There is a report coming out today into the removal and placement of Aboriginal children who are in need of care and protection. If the media reports are correct then there will be increased demands that Aboriginal children who need out-of-home care are placed only with family or within cultural and community boundaries. The author of the report, April Lawrie, is apparently saying, "Keeping our kids with our families with our communities, being connected to culture and country is important, it's a fundamental right." It is actually a legislated right as well - and we didn't need a "Voice to Parliament" to get that legislation in place.
The report claims that one in two Aboriginal children are the subject of welfare reports but only one in twelve non-Aboriginal children are the subject of such reports. What's going on?
I passed over the day's blog post to my friend M... a couple of days ago. Reading that again I think there is a problem there that cannot be fixed by legislation. It cannot be fixed by a Voice. It cannot be fixed by well meaning attempts to keep children with their natural parents when the circumstances are not in the best interests of the child.
Ideally all children should be brought up in a loving, stable environment by their natural parents. You don't need to be wealthy to bring your children up that way. Being "poor" is not an excuse for poor parenting.

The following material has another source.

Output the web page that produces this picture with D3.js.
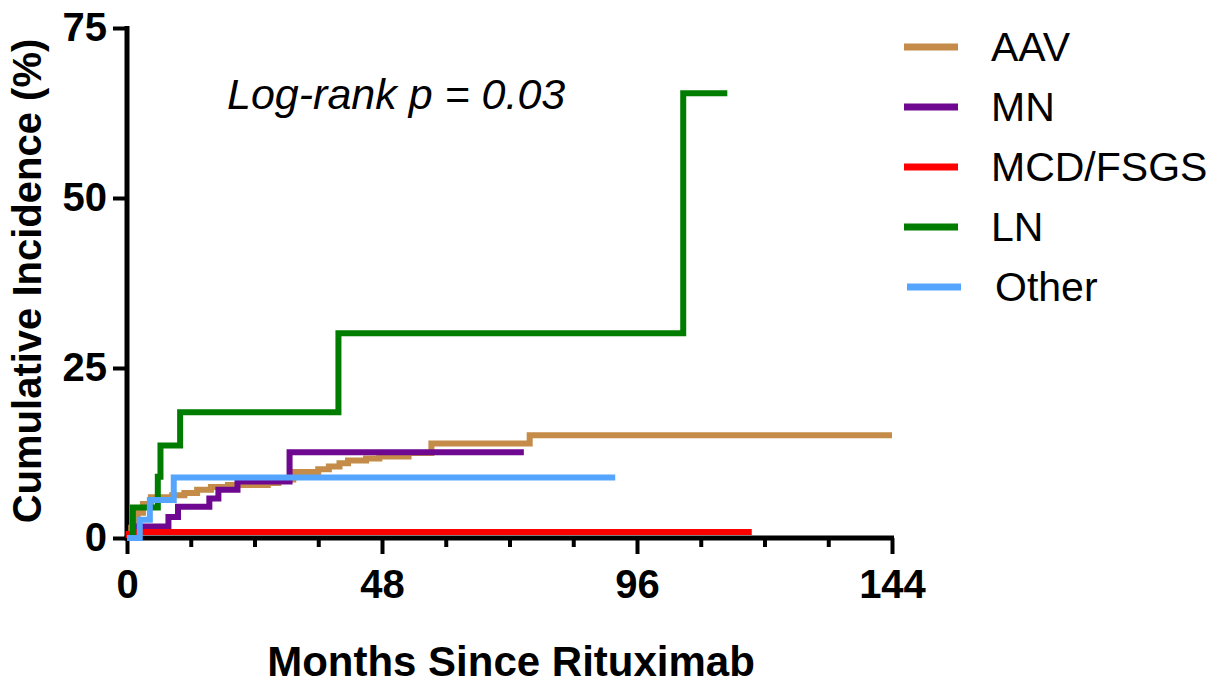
<!DOCTYPE html>
<html>
<head>
<meta charset="utf-8">
<script src="https://cdn.jsdelivr.net/npm/d3@7/dist/d3.min.js"></script>
<style>
  body { margin: 0; background: #fff; }
  text { font-family: "Liberation Sans", Arial, sans-serif; }
</style>
</head>
<body>
<div id="chart"></div>
<script>
// series: [month, cumulative incidence %]
var aav = [[0,0],[0.8,1.5],[1.5,3.0],[2.0,3.7],[3.0,5.0],[4.5,6.0],[8.5,6.3],[10.8,6.6],[13.2,7.1],[15.8,7.5],[19,7.8],[26.5,8.1],[28.5,8.6],[31.3,9.7],[36,10.1],[38,10.5],[40,11.0],[41.6,11.4],[45,11.7],[47.5,12.0],[53,12.5],[57.3,13.9],[75.8,15.1],[144,15.1]];
var mn = [[0,0],[1.5,1.7],[7.8,3.1],[9.6,4.6],[15.5,5.8],[17.2,7.1],[20.8,8.3],[30.6,12.6],[74.7,12.6]];
var mcd = [[0,0],[0.3,0.6],[2.2,0.9],[117.6,0.9]];
var ln = [[0,0],[1.1,4.5],[5.8,9.0],[6.3,13.6],[10,18.5],[39.8,30.1],[104.7,65.4],[113,65.4]];
var other = [[0,0],[2.4,2.7],[4.3,5.6],[8.8,8.9],[91.9,8.9]];

var seriesNames = ["AAV", "MN", "MCD/FSGS", "LN", "Other"];
var seriesColors = ["#C48C48", "#6E0890", "#FF0000", "#007D00", "#55A5FF"];
var seriesData = [aav, mn, mcd, ln, other];

var xMajorTicks = [0, 48, 96, 144];
var xMinorTicks = [12, 24, 36, 60, 72, 84, 108, 120, 132];
var yTicks = [0, 25, 50, 75];

var W = 1214, H = 685;

var svg = d3.select("#chart").append("svg")
  .attr("width", W)
  .attr("height", H);

var x = d3.scaleLinear().domain([0, 144]).range([127, 892]);
var y = d3.scaleLinear().domain([0, 75]).range([538, 28]);

//x axis, major and minor ticks
var gxMinor = svg.append("g")
  .attr("transform", "translate(0," + y(0) + ")")
  .call(d3.axisBottom(x).tickValues(xMinorTicks).tickSize(9).tickFormat(""));
gxMinor.select(".domain").remove();

var gx = svg.append("g")
  .attr("transform", "translate(0," + y(0) + ")")
  .call(d3.axisBottom(x).tickValues(xMajorTicks).tickSize(16).tickSizeOuter(0).tickPadding(16));

var gy = svg.append("g")
  .attr("transform", "translate(" + x(0) + ",0)")
  .call(d3.axisLeft(y).tickValues(yTicks).tickSize(14).tickSizeOuter(0).tickPadding(6));

svg.selectAll(".tick line").attr("stroke", "#000").attr("stroke-width", 4);
svg.selectAll(".domain").attr("stroke", "#000").attr("stroke-width", 5);
gx.select(".domain").attr("d", "M" + (x(0) - 2.5) + ",0H" + (x(144) + 2));
gy.select(".domain").attr("d", "M0," + (y(0) + 2.5) + "V" + (y(75) - 2));

svg.selectAll(".tick text")
  .attr("font-family", "'Liberation Sans', Arial, sans-serif")
  .attr("font-size", 40)
  .attr("font-weight", "bold")
  .attr("fill", "#000");
gx.selectAll(".tick text").attr("dy", "0.71em");

//step curves
var line = d3.line()
  .x(function(d) { return x(d[0]); })
  .y(function(d) { return y(d[1]); })
  .curve(d3.curveStepAfter);

svg.append("g").attr("class", "curves")
  .selectAll("path")
  .data(seriesData)
  .enter()
  .append("path")
  .attr("d", line)
  .attr("fill", "none")
  .attr("stroke", function(d, i) { return seriesColors[i]; })
  .attr("stroke-width", 6)
  .attr("stroke-linejoin", "miter");

//legend
var legend = svg.append("g").attr("class", "legend");
var items = legend.selectAll("g")
  .data(seriesNames)
  .enter()
  .append("g")
  .attr("transform", function(d, i) { return "translate(0," + (47 + i * 60) + ")"; });

items.append("line")
  .attr("x1", function(d, i) { return i === 4 ? 907 : 904; })
  .attr("x2", function(d, i) { return i === 4 ? 961 : 958; })
  .attr("y1", 0)
  .attr("y2", 0)
  .attr("stroke", function(d, i) { return seriesColors[i]; })
  .attr("stroke-width", 7);

items.append("text")
  .attr("x", function(d, i) { return i === 4 ? 995 : 991; })
  .attr("y", 14)
  .attr("font-size", 41)
  .attr("fill", "#000")
  .text(function(d) { return d; });

//annotation
svg.append("text")
  .attr("x", 227)
  .attr("y", 109)
  .attr("font-size", 43)
  .attr("font-style", "italic")
  .attr("fill", "#000")
  .text("Log-rank p = 0.03");

//axis titles
svg.append("text")
  .attr("x", 511)
  .attr("y", 676)
  .attr("text-anchor", "middle")
  .attr("font-size", 42)
  .attr("font-weight", "bold")
  .text("Months Since Rituximab");

svg.append("text")
  .attr("transform", "translate(41,281) rotate(-90)")
  .attr("text-anchor", "middle")
  .attr("font-size", 40)
  .attr("font-weight", "bold")
  .text("Cumulative Incidence (%)");
</script>
</body>
</html>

The three Aboriginal women who came here recently are, without doubt, good mothers. They want the best for their children. They also demand the best from their children. It has not been easy for them but their children have attended school on a regular basis. At least one of them is aiming on continuing his education beyond school. They likely will get jobs because they will have a record of good school attendance. As they will be able to read and write English they will have the capacity to read documents and seek advice. They may be rebellious teenagers but they will almost certainly settle down to be responsible adults.
Do you see where I am going? M.... says Aboriginal people have to learn to take more responsibility for themselves. I think he is right but I also think that all parents have to take responsibility for their children. They need to have expectations of them.
On Monday T... across the road was washing the family car. His father was supervising, telling him how it was done. While he was doing that his father was also pulling out weeds along the fence line with some help from the younger boy. It took a couple of hours from their holiday Monday morning and their father had to be available to help. He sees it as part of the parenting role just as their mother expects them to help with meal preparation. It is exceptionally good parenting and it is very demanding. Not all parents are prepared for that or willing to do it.
I know it works though because T... came over and put my rubbish bin back in place. I don't need to do it. He believes it is his job just as it is his job to go to school, do his homework and do the other things his parents have taught him to do. No doubt he will have some "teenage" issues but he will end up as a responsible adult.
Perhaps what some Aboriginal people, those who are struggling to parent appropriately, need is more guidance about the responsibilities and realities of parenting. There are people in their own communities who do it so why aren't they being used to teach?